Why?

Editorial

by Desmond Tutu, 2003.11.30

“Tuberculosis patients have the RIGHT to be rid of their debilitating disease, regardless of their status, gender, or financial resources.”


Why?

Millions

Think for a moment. Millions of children and young adults dying of tuberculosis (TB). Millions more suffering, recovering, sometimes relapsing into TB or multidrug-resistant TB (MDR-TB). And so many HIV-positive people falling sick and dying of TB.

Such is the case today –from Johannesburg to the poor districts of Beijing or Moscow.

Such is the case in the developing world.

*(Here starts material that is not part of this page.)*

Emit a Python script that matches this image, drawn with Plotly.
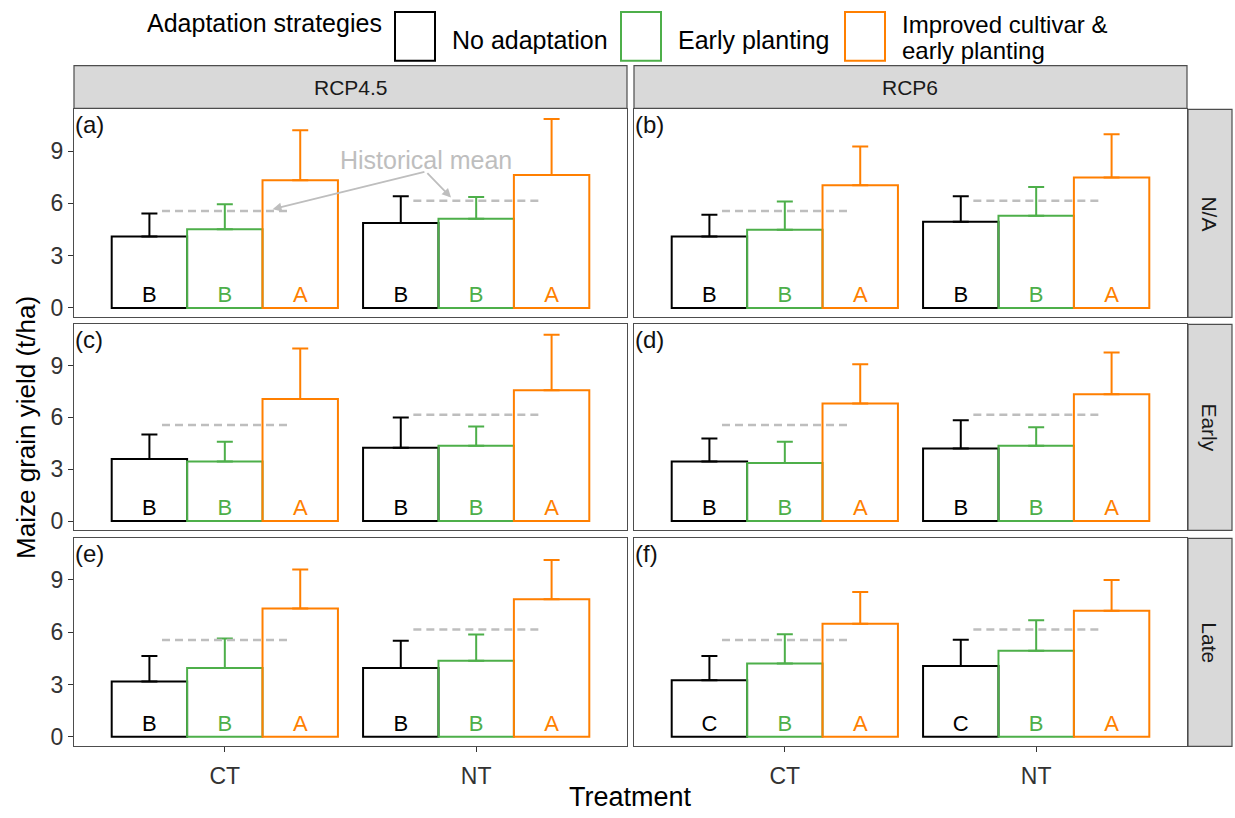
import plotly.graph_objects as go

W, H = 1235, 818
FONT = "Liberation Sans, Arial, sans-serif"

# ---------------- data ----------------
treatments = ["CT", "NT"]
rcps = ["RCP4.5", "RCP6"]
timings = ["N/A", "Early", "Late"]
strategy_names = ["No adaptation", "Early planting", "Improved cultivar &", "early planting"]
colors = ["#000000", "#4DAF4A", "#FF7F00"]
panel_tags = ["(a)", "(b)", "(c)", "(d)", "(e)", "(f)"]

# panels in order a..f : (RCP4.5,N/A),(RCP6,N/A),(RCP4.5,Early),(RCP6,Early),(RCP4.5,Late),(RCP6,Late)
# each entry: [CT, NT]
mean_no_adapt = [[4.10, 4.87], [4.10, 4.94], [3.59, 4.24], [3.44, 4.20], [3.17, 3.95], [3.24, 4.06]]
sd_no_adapt = [[1.32, 1.54], [1.24, 1.47], [1.42, 1.76], [1.34, 1.63], [1.46, 1.56], [1.39, 1.51]]
mean_early = [[4.52, 5.11], [4.48, 5.29], [3.44, 4.36], [3.36, 4.36], [3.95, 4.37], [4.20, 4.94]]
sd_early = [[1.43, 1.26], [1.63, 1.64], [1.15, 1.11], [1.23, 1.07], [1.69, 1.50], [1.69, 1.75]]
mean_improved = [[7.33, 7.63], [7.04, 7.48], [7.07, 7.57], [6.80, 7.34], [7.36, 7.89], [6.48, 7.23]]
sd_improved = [[2.86, 3.21], [2.22, 2.48], [2.92, 3.21], [2.28, 2.41], [2.23, 2.25], [1.82, 1.77]]
letters_no_adapt = [["B", "B"], ["B", "B"], ["B", "B"], ["B", "B"], ["B", "B"], ["C", "C"]]
letters_early = [["B", "B"], ["B", "B"], ["B", "B"], ["B", "B"], ["B", "B"], ["B", "B"]]
letters_improved = [["A", "A"], ["A", "A"], ["A", "A"], ["A", "A"], ["A", "A"], ["A", "A"]]
historical_mean = [5.56, 6.15]  # CT, NT
y_ticks = [0, 3, 6, 9]

means = [mean_no_adapt, mean_early, mean_improved]
sds = [sd_no_adapt, sd_early, sd_improved]
letters = [letters_no_adapt, letters_early, letters_improved]

# ---------------- layout geometry (px) ----------------
col_x = [(74, 627), (634, 1187)]
row_y = [(110, 319), (326, 533), (541, 750)]
strip_top = (66, 109)
strip_right = (1188, 1232)

def px(x):
    return x / W

def py(y):
    return 1 - y / H

bar_w = 0.3
dodge = [-0.3, 0.0, 0.3]
label_y = 0.67

top = max(m + s for M, S in zip(means, sds) for pm, ps in zip(M, S) for m, s in zip(pm, ps))
y_range = [-0.05 * top, top * 1.05]

fig = go.Figure()
layout = {}
annotations = []
shapes = []

line_col = "#4D4D4D"
tick_font = dict(family=FONT, size=23, color="#333333")


def label(text, x, y, size, color="#000000", xanchor="center", yanchor="middle", **kw):
    d = dict(text=text, xref="paper", yref="paper", x=px(x), y=py(y), xanchor=xanchor,
             yanchor=yanchor, showarrow=False, font=dict(family=FONT, size=size, color=color))
    d.update(kw)
    annotations.append(d)


for r in range(3):
    for c in range(2):
        k = r * 2 + c
        n = k + 1
        sfx = "" if n == 1 else str(n)
        xref, yref = "x" + sfx, "y" + sfx
        layout["xaxis" + sfx] = dict(
            domain=[px(col_x[c][0]), px(col_x[c][1])], range=[0.4, 2.6], anchor=yref,
            tickvals=[1, 2], ticktext=treatments, showticklabels=(r == 2),
            ticks="outside" if r == 2 else "", ticklen=5, tickcolor="#333333", tickwidth=1,
            ticklabelstandoff=4,
            showline=True, mirror=True, linecolor=line_col, linewidth=1.2,
            showgrid=False, zeroline=False, tickfont=tick_font, fixedrange=True)
        layout["yaxis" + sfx] = dict(
            domain=[py(row_y[r][1]), py(row_y[r][0])], range=y_range, anchor=xref,
            tickvals=y_ticks, showticklabels=(c == 0),
            ticks="outside" if c == 0 else "", ticklen=5, tickcolor="#333333", tickwidth=1,
            showline=True, mirror=True, linecolor=line_col, linewidth=1.2,
            showgrid=False, zeroline=False, tickfont=tick_font, fixedrange=True)

        # historical mean dashed segments
        for t, h in enumerate(historical_mean):
            fig.add_trace(go.Scatter(
                x=[t + 1 - 0.25, t + 1 + 0.25], y=[h, h], mode="lines",
                line=dict(color="#BEBEBE", width=2.5, dash="8px,5px"),
                xaxis=xref, yaxis=yref, showlegend=False, hoverinfo="skip"))

        for s in range(3):
            xs = [t + 1 + dodge[s] for t in range(len(treatments))]
            fig.add_trace(go.Bar(
                x=xs, y=means[s][k], width=bar_w,
                marker=dict(color="rgba(0,0,0,0)", line=dict(color=colors[s], width=2)),
                error_y=dict(type="data", array=sds[s][k], arrayminus=[0] * len(xs),
                             symmetric=False, color=colors[s], thickness=2, width=8),
                xaxis=xref, yaxis=yref, showlegend=False))
            fig.add_trace(go.Scatter(
                x=xs, y=[label_y] * len(xs), mode="text", text=letters[s][k],
                textfont=dict(family=FONT, size=22, color=colors[s]),
                xaxis=xref, yaxis=yref, showlegend=False, hoverinfo="skip"))

        annotations.append(dict(
            text=panel_tags[k], xref=xref + " domain", yref=yref + " domain", x=0, y=1,
            xanchor="left", yanchor="top", showarrow=False, xshift=-1, yshift=0,
            font=dict(family=FONT, size=24, color="#111111")))

# strips
for c in range(2):
    shapes.append(dict(type="rect", xref="paper", yref="paper",
                       x0=px(col_x[c][0]), x1=px(col_x[c][1]), y0=py(strip_top[1]), y1=py(strip_top[0]),
                       fillcolor="#D9D9D9", line=dict(color=line_col, width=1.2)))
    label(rcps[c], (col_x[c][0] + col_x[c][1]) / 2, sum(strip_top) / 2, 21, "#1A1A1A")
for r in range(3):
    shapes.append(dict(type="rect", xref="paper", yref="paper",
                       x0=px(strip_right[0]), x1=px(strip_right[1]), y0=py(row_y[r][1]), y1=py(row_y[r][0]),
                       fillcolor="#D9D9D9", line=dict(color=line_col, width=1.2)))
    label(timings[r], sum(strip_right) / 2, sum(row_y[r]) / 2, 21, "#1A1A1A", textangle=90)

# axis titles
label("Maize grain yield (t/ha)", 26, (row_y[0][0] + row_y[2][1]) / 2, 26, textangle=-90)
label("Treatment", (col_x[0][0] + col_x[1][1]) / 2, 801, 27)

# historical mean annotation (panel a)
annotations.append(dict(text="Historical mean", xref="x", yref="y", x=1.80, y=8.5,
                        xanchor="center", yanchor="middle",
                        showarrow=False, font=dict(family=FONT, size=25, color="#BEBEBE")))
for hx, hy in [(1.19, 5.66), (1.90, 6.33)]:
    annotations.append(dict(text="", xref="x", yref="y", axref="x", ayref="y",
                            x=hx, y=hy, ax=1.80, ay=7.82, showarrow=True,
                            arrowhead=2, arrowsize=1, arrowwidth=1.8, arrowcolor="#BEBEBE"))

# legend
label("Adaptation strategies", 145, 23, 25, xanchor="left")
key_x = [395, 621, 845]
for s in range(3):
    shapes.append(dict(type="rect", xref="paper", yref="paper",
                       x0=px(key_x[s]), x1=px(key_x[s] + 40), y0=py(61), y1=py(12),
                       fillcolor="white", line=dict(color=colors[s], width=2)))
label(strategy_names[0], key_x[0] + 55, 40, 25, xanchor="left")
label(strategy_names[1], key_x[1] + 55, 40, 25, xanchor="left")
label(strategy_names[2], key_x[2] + 55, 25, 24, xanchor="left")
label(strategy_names[3], key_x[2] + 55, 51, 24, xanchor="left")

layout.update(dict(
    width=W, height=H, autosize=False, margin=dict(l=0, r=0, t=0, b=0),
    paper_bgcolor="white", plot_bgcolor="white", barmode="overlay",
    annotations=annotations, shapes=shapes, showlegend=False,
    font=dict(family=FONT)))
fig.update_layout(**layout)

fig.write_html("out.html", config={"displayModeBar": False},
               post_script="document.body.style.margin='0';document.body.style.padding='0';")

But how can people be “developing” when TB maintains them in utter poverty? When laborers, farmers, teachers are struck down by TB, and by AIDS which starts with TB, undermining their fragile economies?

DOTS cures TB

Let me remind you:

There is a simple CURE FOR TB. We all know that Directly Observed Treatment, Short-course (DOTS)works, that if we were to apply it on a global scale, efficiently, we could envision the eradication of TB. What does it mean NOT to do it? It means that MDR-TB will spring up everywhere, and that is what we face today.

DOTS delays AIDS

In developing countries, AIDS first manifests itself through TB. Curing TB is therefore also the single most efficient intervention that would lengthen the life of HIV affected people, significantly delay the onset of AIDS, and even slow down the spread of the epidemic. It would help us keep our HIV-positive teachers, nurses, infants, parents, our loved ones... a few more years. Perhaps then there might also be a cure–a vaccine–for AIDS?

But we have known for some years now that we could treat and cure TB. We spoke about the necessity of DOTS last year for World TB Day. So why aren’t we doing it? What’s holding us back?

Do we care about TB for only one day a year?

Pricing? DOTS is the cheapest health intervention imaginable.

Poverty? TB is the child of poverty but also its parent and provider.

I had TB as a child. President Mandela had TB as a prisoner.

We recovered. There is life after tuberculosis.

Development is a process of change. But to achieve development people need to be healthy. Poverty breeds tuberculosis, tuberculosis breeds poverty. As Dr Gro Harlem Brundtland, the Director-General of WHO, has said that TB and MDR-TB are global problems demanding not just efficient health services but all the developmental plus which can allow for people to uplift themselves.

So everybody agrees, even the G8: DOTS is cheap, efficient,and it works. DOTS should be implemented along with poverty alleviation. DOTS would allow us to eradicate TB and make this planet a better place to live.

Curing TB would give true meaning to the call for the rights of women. We should not forget that women tend to the sick, the young,the fragile. Women are care givers in health centres and care givers in the community or at home. If we don’t guarantee the rights of women to access efficient means to cure TB, we are adding an insurmountable burden to the backs of poor women.

So why aren’t we doing it?

2000 years ago Christ on the Cross asked: “Why has thou forsaken me?” What could we tell that child sick with TB asking us that question “WHY?” “Why has thou abandoned me?”

Why?

WE DON ‘T RESPECT THE FUNDAMENTAL RIGHTS OF HUMAN BEINGS!

Access to TB treatment and cure for all is a fundamental human right.

Tuberculosis patients have the RIGHT to be rid of their debilitating disease, regardless of their status, gender, or financial resources. People have the right to live without fear of contracting the disease.

HOW CAN WE GUARANTEE THE RIGHT TO THE CURE FOR TB?

User fees must never be imposed that would represent a barrier to treatment. This has even been voted this past fall by the US Congress as applicable to all international lending institutions. The human right to treatment and cure must of necessity include provision of sufficient resources for health care structures,drug supplies, distribution mechanisms, community care and education–and must be included in international and national economic policy planning as well as in North–South lending and foreign assistance arrangements.

I call upon all citizens, all patients and health care givers to be the watchdogs for the respect of that fundamental human right at all levels of policy-making.

If we can achieve that human right, then, and only then, will we be able to lift that child, OUR CHILD.